South Lake Tahoe Cancer League’s volunteers offer local cancer patients free transportation to and from select hospitals in South Lake Tahoe, Sacramento, Reno, Truckee, Minden and Gardnerville.
The nonprofit also offers financial assistance grants and has partnered with local cleaning companies that offer their services free of charge so patients don’t have to worry about cleaning house while trying to get better.
Recipients of the group’s help must be permanent residents of its service area, which runs from Glenbrook along the South Shore of Lake Tahoe to the El Dorado and Placer county lines near Emerald Bay.
The group has set up shop in a donated, vacant storefront somewhere in South Lake Tahoe every holiday season since 1983, Burns said.
Before that, some of the group’s founders, Al and Pauline Figone and Rocky and Dorothy Rogue, sold the candy out of the trunks of their cars and out of their garages to raise money.
Burns estimates South Lake Tahoe Cancer League has helped local cancer patients with about $500,000 in assistance since its inception.
Volunteers will take turns staffing the candy store, which is open 10 a.m. to 5:30 p.m. seven days a week.
Linda Carter was helping sell candy at the store Wednesday.
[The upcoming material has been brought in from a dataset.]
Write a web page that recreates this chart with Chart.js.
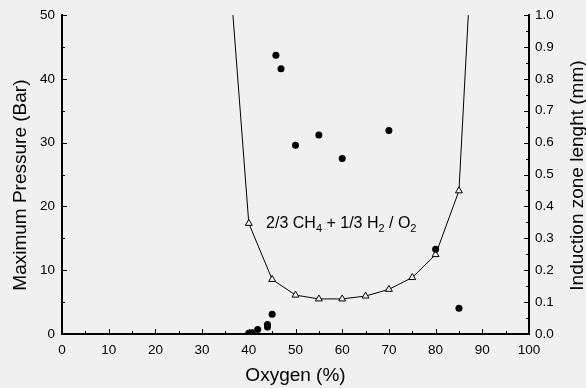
<!DOCTYPE html>
<html>
<head>
<meta charset="utf-8">
<script src="https://cdn.jsdelivr.net/npm/chart.js@4.4.1/dist/chart.umd.min.js"></script>
<style>
  html, body { margin: 0; padding: 0; background: #f0f0f0; }
  canvas { display: block; }
</style>
</head>
<body>
<canvas id="chart" width="586" height="388"></canvas>
<script>
// filled circles: maximum pressure (left axis, bar)
const pressureOxygen = [40, 40.7, 41.9, 44, 44, 45, 45.8, 46.9, 50, 55, 60, 70, 80, 85];
const pressureValues = [0.1, 0.2, 0.7, 1.1, 1.5, 3.1, 43.7, 41.6, 29.6, 31.2, 27.5, 31.9, 13.3, 4.05];

// open triangles: induction zone length (right axis, mm); first/last run off the top
const inductionOxygen = [36.6, 40, 45, 50, 55, 60, 65, 70, 75, 80, 85, 87];
const inductionValues = [1.0, 0.347, 0.171, 0.122, 0.11, 0.11, 0.119, 0.14, 0.177, 0.249, 0.449, 1.0];
const inductionMarks = [false, true, true, true, true, true, true, true, true, true, true, false];

const xLimits = [0, 100];
const pressureLimits = [0, 50];
const inductionLimits = [0, 1];

const fontFamily = "'Liberation Sans', Arial, sans-serif";

function toPoints(xs, ys) {
  return xs.map((x, i) => ({ x, y: ys[i] }));
}

// ticks point into the plot, with a short minor tick between majors
const inwardTicks = {
  id: "inwardTicks",
  afterDraw(chart) {
    const { ctx, chartArea, scales } = chart;
    ctx.save();
    ctx.strokeStyle = "#000";
    ctx.lineWidth = 1;

    function marks(scale) {
      const vals = scale.ticks.map(t => t.value);
      const out = [];
      vals.forEach((v, i) => {
        out.push({ v, len: 5 });
        if (i < vals.length - 1) out.push({ v: (v + vals[i + 1]) / 2, len: 3 });
      });
      return out;
    }

    marks(scales.x).forEach(m => {
      const px = Math.round(scales.x.getPixelForValue(m.v)) + 0.5;
      ctx.beginPath();
      ctx.moveTo(px, chartArea.bottom);
      ctx.lineTo(px, chartArea.bottom - m.len);
      ctx.stroke();
    });
    marks(scales.y).forEach(m => {
      const py = Math.round(scales.y.getPixelForValue(m.v)) + 0.5;
      ctx.beginPath();
      ctx.moveTo(chartArea.left, py);
      ctx.lineTo(chartArea.left + m.len, py);
      ctx.stroke();
    });
    marks(scales.y1).forEach(m => {
      const py = Math.round(scales.y1.getPixelForValue(m.v)) + 0.5;
      ctx.beginPath();
      ctx.moveTo(chartArea.right, py);
      ctx.lineTo(chartArea.right - m.len, py);
      ctx.stroke();
    });
    ctx.restore();
  }
};

// "2/3 CH4 + 1/3 H2 / O2" with subscripts
const mixtureLabel = {
  id: "mixtureLabel",
  afterDraw(chart) {
    const { ctx, scales } = chart;
    const parts = [
      ["2/3 CH", false], ["4", true], [" + 1/3 H", false], ["2", true], [" / O", false], ["2", true]
    ];
    let x = scales.x.getPixelForValue(43.7);
    const y = scales.y.getPixelForValue(16.56);
    ctx.save();
    ctx.fillStyle = "#000";
    ctx.textBaseline = "alphabetic";
    ctx.textAlign = "left";
    parts.forEach(([text, sub]) => {
      ctx.font = (sub ? "11px " : "16px ") + fontFamily;
      ctx.fillText(text, x, sub ? y + 4 : y);
      x += ctx.measureText(text).width;
    });
    ctx.restore();
  }
};

// right axis title reads bottom-to-top, like the left one
const rightTitle = {
  id: "rightTitle",
  afterDraw(chart) {
    const { ctx, chartArea } = chart;
    ctx.save();
    ctx.translate(578, (chartArea.top + chartArea.bottom) / 2 + 1);
    ctx.rotate(-Math.PI / 2);
    ctx.fillStyle = "#000";
    ctx.font = "19px " + fontFamily;
    ctx.textAlign = "center";
    ctx.textBaseline = "middle";
    ctx.fillText("Induction zone lenght (mm)", 0, 0);
    ctx.restore();
  }
};

const background = {
  id: "background",
  beforeDraw(chart) {
    const { ctx, width, height } = chart;
    ctx.save();
    ctx.fillStyle = "#f0f0f0";
    ctx.fillRect(0, 0, width, height);
    ctx.restore();
  }
};

new Chart(document.getElementById("chart"), {
  type: "scatter",
  data: {
    datasets: [
      {
        label: "Maximum Pressure",
        data: toPoints(pressureOxygen, pressureValues),
        yAxisID: "y",
        pointRadius: 3.5,
        pointBackgroundColor: "#000",
        pointBorderColor: "#000",
        pointBorderWidth: 0,
        showLine: false
      },
      {
        label: "Induction zone lenght",
        data: toPoints(inductionOxygen, inductionValues),
        yAxisID: "y1",
        showLine: true,
        borderColor: "#000",
        borderWidth: 1,
        tension: 0,
        pointStyle: "triangle",
        pointRadius: inductionMarks.map(m => (m ? 4 : 0)),
        pointBackgroundColor: "#f4f4f4",
        pointBorderColor: "#000",
        pointBorderWidth: 1
      }
    ]
  },
  options: {
    responsive: false,
    animation: false,
    layout: { padding: { top: 13, left: 0, right: 0, bottom: 0 } },
    plugins: {
      legend: { display: false },
      tooltip: { enabled: false }
    },
    scales: {
      x: {
        type: "linear",
        min: xLimits[0],
        max: xLimits[1],
        afterFit: scale => { scale.height = 54; },
        grid: { display: false, drawTicks: false },
        border: { display: true, color: "#000", width: 2 },
        ticks: { stepSize: 10, color: "#000", padding: 8, font: { family: fontFamily, size: 13.5 } },
        title: {
          display: true,
          text: "Oxygen (%)",
          color: "#000",
          padding: { top: 0, bottom: 5 },
          font: { family: fontFamily, size: 19, lineHeight: 0.8 }
        }
      },
      y: {
        type: "linear",
        position: "left",
        min: pressureLimits[0],
        max: pressureLimits[1],
        afterFit: scale => { scale.width = 62; },
        grid: { display: false, drawTicks: false },
        border: { display: true, color: "#000", width: 2 },
        ticks: { stepSize: 10, color: "#000", padding: 7, font: { family: fontFamily, size: 13.5 } },
        title: {
          display: true,
          text: "Maximum Pressure (Bar)    ",
          color: "#000",
          padding: { top: 13, bottom: 0 },
          font: { family: fontFamily, size: 19, lineHeight: 0.8 }
        }
      },
      y1: {
        type: "linear",
        position: "right",
        min: inductionLimits[0],
        max: inductionLimits[1],
        afterFit: scale => { scale.width = 57; },
        grid: { display: false, drawTicks: false },
        border: { display: true, color: "#000", width: 2 },
        ticks: {
          stepSize: 0.1,
          color: "#000",
          padding: 6,
          font: { family: fontFamily, size: 13.5 },
          callback: v => v.toFixed(1)
        },
        title: { display: false }
      }
    }
  },
  plugins: [background, inwardTicks, mixtureLabel, rightTitle]
});
</script>
</body>
</html>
A 25-year survivor of breast cancer, Carter recently joined the cancer league and marveled at old photos of its members selling candy out of the trunks of their cars to raise money.
“It makes such a difference. The money stays here and people are helped,” Carter said about the group’s assistance, adding that any help can make a big difference for people fighting cancer.
Most of the group’s volunteers are cancer survivors who want to help other community members. The candy makes a great present or stocking stuffer this time of year and candy sales make up the group’s largest fundraising effort, furthering a good cause, Burns said.
“The main thing is to help cancer patients with transportation and financial assistance,” he said.
Twenty-seven local businesses have also volunteered to help sell the candy at their establishments.